>> start DATASET CONTENT
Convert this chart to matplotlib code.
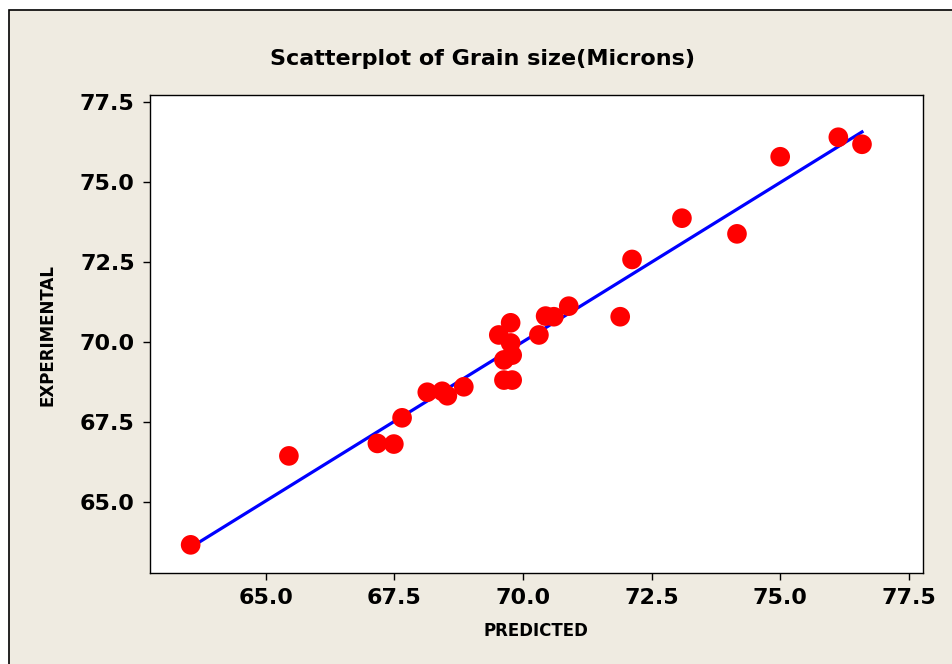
import numpy as np
import matplotlib
matplotlib.use('Agg')
import matplotlib.pyplot as plt
from matplotlib.patches import Rectangle

# data
predicted = [63.54, 65.45, 67.17, 67.49, 67.65, 68.14, 68.43, 68.53, 68.85,
             69.63, 69.79, 69.63, 69.79, 69.76, 69.53, 69.76, 70.31, 70.44,
             70.60, 70.89, 71.89, 72.12, 73.09, 74.16, 75.00, 76.13, 76.59]
experimental = [63.66, 66.44, 66.83, 66.81, 67.63, 68.43, 68.46, 68.32, 68.60,
                68.81, 68.81, 69.44, 69.59, 69.97, 70.22, 70.60, 70.22, 70.81,
                70.79, 71.12, 70.79, 72.58, 73.87, 73.38, 75.79, 76.40, 76.18]
xticks = [65.0, 67.5, 70.0, 72.5, 75.0, 77.5]
yticks = [65.0, 67.5, 70.0, 72.5, 75.0, 77.5]

bg = '#efebe1'

fig = plt.figure(figsize=(9.53, 6.64), dpi=100, facecolor='white')
# beige panel with the black frame on the left and top
fig.patches.append(Rectangle((9/953, -0.02), 1.1, 1 - 10/664 + 0.02,
                             transform=fig.transFigure, facecolor=bg,
                             edgecolor='black', linewidth=1.2, zorder=-1))

ax = fig.add_axes([150/953, 1 - 573/664, (922.7 - 150)/953, (573 - 95)/664])
ax.set_facecolor('white')

# least squares fit line over the range of the data
x = np.array(predicted)
y = np.array(experimental)
b1, b0 = np.polyfit(x, y, 1)
xl = np.array([x.min(), x.max()])
ax.plot(xl, b0 + b1*xl, color='#0000ff', lw=2.3, zorder=2)

ax.scatter(x, y, s=200, color='#ff0000', edgecolors='none', zorder=3)

ax.set_xlim(62.75, 77.77)
ax.set_ylim(62.78, 77.72)
ax.set_xticks(xticks)
ax.set_yticks(yticks)
ax.set_xticklabels(['%.1f' % v for v in xticks], fontsize=16, fontweight='bold')
ax.set_yticklabels(['%.1f' % v for v in yticks], fontsize=16, fontweight='bold')
ax.tick_params(direction='out', length=5, width=1, pad=6)
for s in ax.spines.values():
    s.set_linewidth(1)

fig.text(536/953, 1 - 631/664, 'PREDICTED', fontsize=12, fontweight='bold',
         ha='center', va='center')
fig.text(48/953, 1 - 335/664, 'EXPERIMENTAL', fontsize=12, fontweight='bold',
         ha='center', va='center', rotation=90)
fig.text(483/953, 1 - 59/664, 'Scatterplot of Grain size(Microns)', fontsize=16,
         fontweight='bold', ha='center', va='center')

fig.savefig('out.png', dpi=100, facecolor=fig.get_facecolor())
>> end DATASET CONTENT
» EXERCISE DETAILS: Transcribe each line above verbatim, with the pictures left out.

» EXPECTED OUTPUT:
Convert this chart to matplotlib code.
import numpy as np
import matplotlib
matplotlib.use('Agg')
import matplotlib.pyplot as plt
from matplotlib.patches import Rectangle

# data
predicted = [63.54, 65.45, 67.17, 67.49, 67.65, 68.14, 68.43, 68.53, 68.85,
             69.63, 69.79, 69.63, 69.79, 69.76, 69.53, 69.76, 70.31, 70.44,
             70.60, 70.89, 71.89, 72.12, 73.09, 74.16, 75.00, 76.13, 76.59]
experimental = [63.66, 66.44, 66.83, 66.81, 67.63, 68.43, 68.46, 68.32, 68.60,
                68.81, 68.81, 69.44, 69.59, 69.97, 70.22, 70.60, 70.22, 70.81,
                70.79, 71.12, 70.79, 72.58, 73.87, 73.38, 75.79, 76.40, 76.18]
xticks = [65.0, 67.5, 70.0, 72.5, 75.0, 77.5]
yticks = [65.0, 67.5, 70.0, 72.5, 75.0, 77.5]

bg = '#efebe1'

fig = plt.figure(figsize=(9.53, 6.64), dpi=100, facecolor='white')
# beige panel with the black frame on the left and top
fig.patches.append(Rectangle((9/953, -0.02), 1.1, 1 - 10/664 + 0.02,
                             transform=fig.transFigure, facecolor=bg,
                             edgecolor='black', linewidth=1.2, zorder=-1))

ax = fig.add_axes([150/953, 1 - 573/664, (922.7 - 150)/953, (573 - 95)/664])
ax.set_facecolor('white')

# least squares fit line over the range of the data
x = np.array(predicted)
y = np.array(experimental)
b1, b0 = np.polyfit(x, y, 1)
xl = np.array([x.min(), x.max()])
ax.plot(xl, b0 + b1*xl, color='#0000ff', lw=2.3, zorder=2)

ax.scatter(x, y, s=200, color='#ff0000', edgecolors='none', zorder=3)

ax.set_xlim(62.75, 77.77)
ax.set_ylim(62.78, 77.72)
ax.set_xticks(xticks)
ax.set_yticks(yticks)
ax.set_xticklabels(['%.1f' % v for v in xticks], fontsize=16, fontweight='bold')
ax.set_yticklabels(['%.1f' % v for v in yticks], fontsize=16, fontweight='bold')
ax.tick_params(direction='out', length=5, width=1, pad=6)
for s in ax.spines.values():
    s.set_linewidth(1)

fig.text(536/953, 1 - 631/664, 'PREDICTED', fontsize=12, fontweight='bold',
         ha='center', va='center')
fig.text(48/953, 1 - 335/664, 'EXPERIMENTAL', fontsize=12, fontweight='bold',
         ha='center', va='center', rotation=90)
fig.text(483/953, 1 - 59/664, 'Scatterplot of Grain size(Microns)', fontsize=16,
         fontweight='bold', ha='center', va='center')

fig.savefig('out.png', dpi=100, facecolor=fig.get_facecolor())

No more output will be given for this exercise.